Fourteen schools have removed all references to Native American culture or were deemed not to have references to Native American culture as part of their athletics programs: California State-Stanislaus, Lycoming College, Winona State University, Hawaii-Manoa, Eastern Connecticut State, East Stroudsburg, Husson College, Merrimack College, Southeast Missouri State, State University of West Georgia, Stonehill College, San Diego State, Wisconsin Lutheran College and the University of North Carolina-Pembroke.

The College of William and Mary has been given an extension to complete its self-study on the mascot issue.

Other measures approved this week include stronger penalties for schools that repeatedly fall below the NCAA's new academic cutline. Harrison said schools would receive a warning letter the first year; restrictions on scholarships, recruiting and playing time the
second year; and a postseason ban the third year. If a school fails
to meet the standard four consecutive years, all teams at that
school would be ineligible for postseason play.

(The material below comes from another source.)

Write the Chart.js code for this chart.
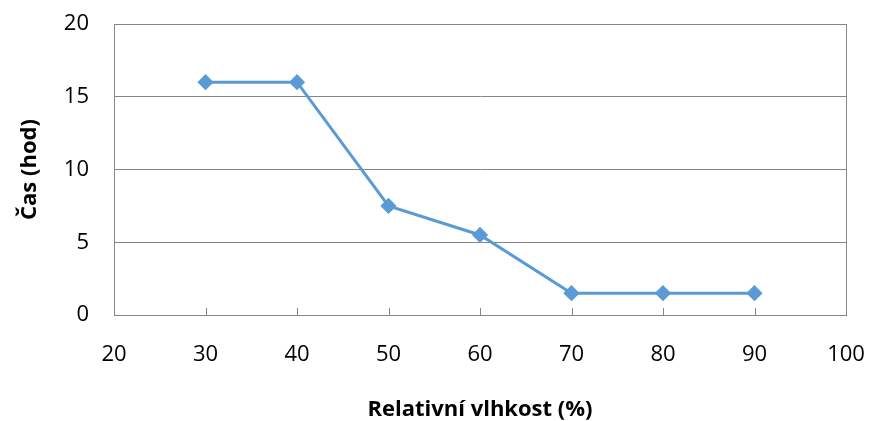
<!DOCTYPE html>
<html>
<head>
<meta charset="utf-8">
<script src="https://cdn.jsdelivr.net/npm/chart.js@4/dist/chart.umd.min.js"></script>
<style>
  html, body { margin: 0; padding: 0; background: #fff; }
  #wrap { width: 869px; height: 421px; }
</style>
</head>
<body>
<div id="wrap"><canvas id="c" width="869" height="421"></canvas></div>
<script>
// ─── data ───
const humidity = [30, 40, 50, 60, 70, 80, 90];
const hours    = [16, 16, 7.5, 5.5, 1.5, 1.5, 1.5];
const xTicks   = [20, 30, 40, 50, 60, 70, 80, 90, 100];
const yTicks   = [0, 5, 10, 15, 20];

const GRID = '#868686';
const BLUE = '#5B9BD5';
const FONT = 'Open Sans, Liberation Sans, sans-serif';

// inward tick marks on the x axis, like the original
const innerTicks = {
  id: 'innerTicks',
  afterDraw(chart) {
    const { ctx, scales: { x }, chartArea } = chart;
    ctx.save();
    ctx.strokeStyle = GRID;
    ctx.lineWidth = 1;
    xTicks.forEach(v => {
      const px = Math.round(x.getPixelForValue(v)) + 0.5;
      ctx.beginPath();
      ctx.moveTo(px, chartArea.bottom);
      ctx.lineTo(px, chartArea.bottom - 7);
      ctx.stroke();
    });
    ctx.restore();
  }
};

new Chart(document.getElementById('c'), {
  type: 'scatter',
  data: {
    datasets: [{
      data: humidity.map((h, i) => ({ x: h, y: hours[i] })),
      showLine: true,
      borderColor: BLUE,
      backgroundColor: BLUE,
      borderWidth: 3,
      pointStyle: 'rectRot',
      pointRadius: 6,
      pointHoverRadius: 6,
      tension: 0
    }]
  },
  options: {
    responsive: false,
    animation: false,
    layout: { padding: { top: 24, right: 23, left: 0, bottom: 0 } },
    plugins: { legend: { display: false }, tooltip: { enabled: false } },
    scales: {
      x: {
        type: 'linear',
        min: 20, max: 100,
        afterBuildTicks: s => { s.ticks = xTicks.map(v => ({ value: v })); },
        afterFit: s => { s.height = 106; s.paddingLeft = 0; s.paddingRight = 0; },
        grid: { display: false, drawTicks: false },
        border: { display: true, color: GRID, width: 1 },
        ticks: { padding: 27, color: '#000', font: { family: FONT, size: 22 } },
        title: {
          display: true,
          text: 'Relativní vlhkost (%)',
          color: '#000',
          font: { family: FONT, size: 22, weight: 'bold', lineHeight: 1 },
          padding: { top: 0, bottom: 0 }
        }
      },
      y: {
        min: 0, max: 20,
        afterBuildTicks: s => { s.ticks = yTicks.map(v => ({ value: v })); },
        afterFit: s => { s.width = 114; s.paddingTop = 0; s.paddingBottom = 0; },
        grid: { color: GRID, lineWidth: 1, drawTicks: false },
        border: { display: true, color: GRID, width: 1 },
        ticks: { padding: 25, color: '#000', font: { family: FONT, size: 22 } },
        title: {
          display: true,
          text: 'Čas (hod)',
          color: '#000',
          font: { family: FONT, size: 22, weight: 'bold', lineHeight: 1 },
          padding: { top: 19, bottom: 0 }
        }
      }
    }
  },
  plugins: [innerTicks, {
    id: 'frame',
    afterDraw(chart) {
      const { ctx, chartArea: a } = chart;
      ctx.save();
      ctx.strokeStyle = GRID;
      ctx.lineWidth = 1;
      ctx.strokeRect(Math.round(a.left) + 0.5, Math.round(a.top) + 0.5,
                     Math.round(a.right - a.left), Math.round(a.bottom - a.top));
      ctx.restore();
    }
  }]
});
</script>
</body>
</html>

"I'd fully expect that we never get to the fourth year,"
Harrison said. "A school should take stronger action before that.
But I think this should send a message that there will be real,
serious consequences if you don't."

Schools also would receive a bonus point if a player returns to
school to complete his or her degree.

The board also approved a two-year contract extension for Brand.
His deal was to run through Dec. 31, 2007 and now includes an
indefinite two-year rollover.

Information from The Associated Press was used in this report.